Spain’s interior minister, Jorge Fernandez Diaz, also defended the use of the law to arrest the puppeteers at a time when “international terrorism is threatening our country.”

He condemned the show for including other anti-establishment scenes of violence, including the hanging of a judge and the rape of a nun. “To pretend that this is satire or dark humor seems to me an absurdity,” Fernández Díaz said.

But since the arrest of the puppeteers, Raul Garcia Perez and Alfonso Lazaro de la Fuente, street protests have been held in their defense around the country.

The civic associations that organized a demonstration in Granada, where the puppet company was founded, said that “reality supersedes fiction” when artists go to prison for staging a spectacle based on the three-century-old British tradition of Punch and Judy shows, in which puppets were sometimes beaten to death.

Far from promoting terrorism, the Madrid show was intended to condemn “the criminalization of social protest,” the associations said.

According to Eric Sanz de Bremond, a lawyer for the puppeteers, the sign during the show was “used as false incriminating evidence, to prove a crime and never to praise terrorism.” A miniature anarchist notebook that was confiscated by the police was also only a stage prop, he said.

“This is a pure work of fiction and satire,” he said, noting that the puppet show had premiered in Granada “without any incident” in late January.

Inconsistent application, in fact, is one of the dangers of such statutes, said José Ignacio Torreblanca, a professor of political science at the National University of Distance Education.

“I think such laws take us on a dangerous slope toward arbitrariness in a democracy,” he said. “The problem with such a law is that it got drafted in a vague way and there is so little jurisprudence that its application becomes a lottery, dependent on whoever is the judge in the case.”

Ambiguity about where exactly the legal line sits can have its own chilling effect in stifling speech, encouraging self-censorship.

“We have passed such laws without first having a proper debate about where free speech should end,” he said, “so that most Spaniards aren’t now aware of the limits that have been placed and how that can play out in the courts.”

The boundary between terrorism and culture, and the limits of public protest, are being tested in other cases, as well.

Cesar Montana Lehmann, a Spanish singer known as Cesar Strawberry who leads a rap metal band called Def Con Dos, is awaiting trial on accusations of posting offensive messages on Twitter praising terrorism. A public prosecutor wants him sentenced to 20 months in prison.
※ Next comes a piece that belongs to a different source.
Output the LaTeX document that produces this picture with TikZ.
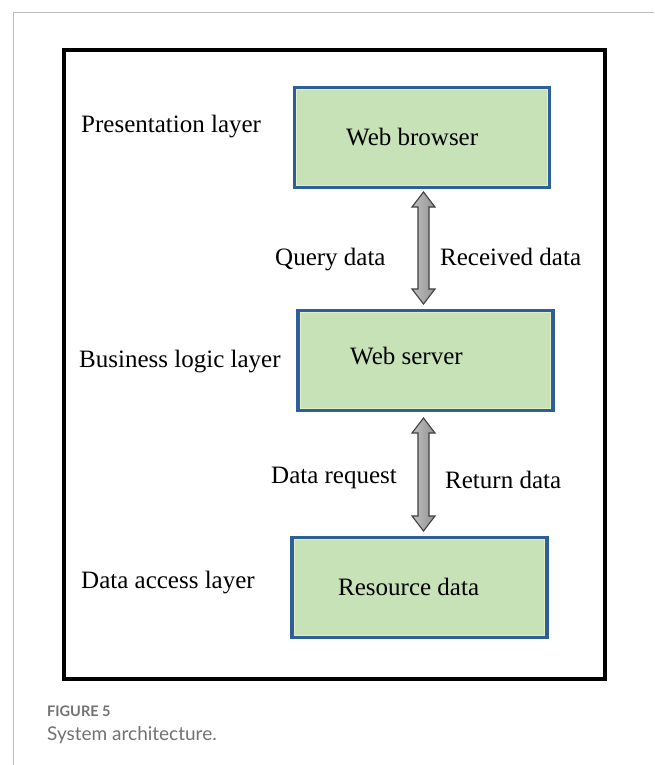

Aitor Cuervo Taboada, a self-defined revolutionary poet, is set to appear in court Thursday, facing a possible 18-month sentence for publishing writings that the public prosecution says glorify terrorism by praising ETA and offending its victims.

Even before formally taking office last June, Guillermo Zapata was forced to step down as Madrid’s designated councilor for culture for past posts on Twitter in which he offended Jews and a victim of an ETA bombing.

This month, a judge started proceedings to try Zapata for his “cruel humor” comment about the terrorism victim.

Last week, Rita Maestre, spokeswoman for Madrid’s City Hall, appeared in court after being charged with offending religious feelings during a protest held in a university chapel five years ago.

Alongside other protesters, Maestre, who was a student at the time, lifted her top to reveal her bra, while shouting insults against the Catholic Church.

Facing a possible one-year prison sentence, Maestre told the court that it made no sense for a public university in a secular country to maintain a chapel. She expressed regret for causing offense, but insisted that “protests, as long as they are pacific, are legitimate.”

As for the puppeteers, they have not given interviews since spending five days in prison this month.

In a joint statement, however, they insisted the play was not intended to offend but to “tell a story of fiction that unfortunately has many similarities with the reality that we have had to live these days.”

Freedom of speech “isn’t the right to say just what one wants to hear,” the puppeteers argued. “Whoever understands it that way in reality doesn’t believe in it.”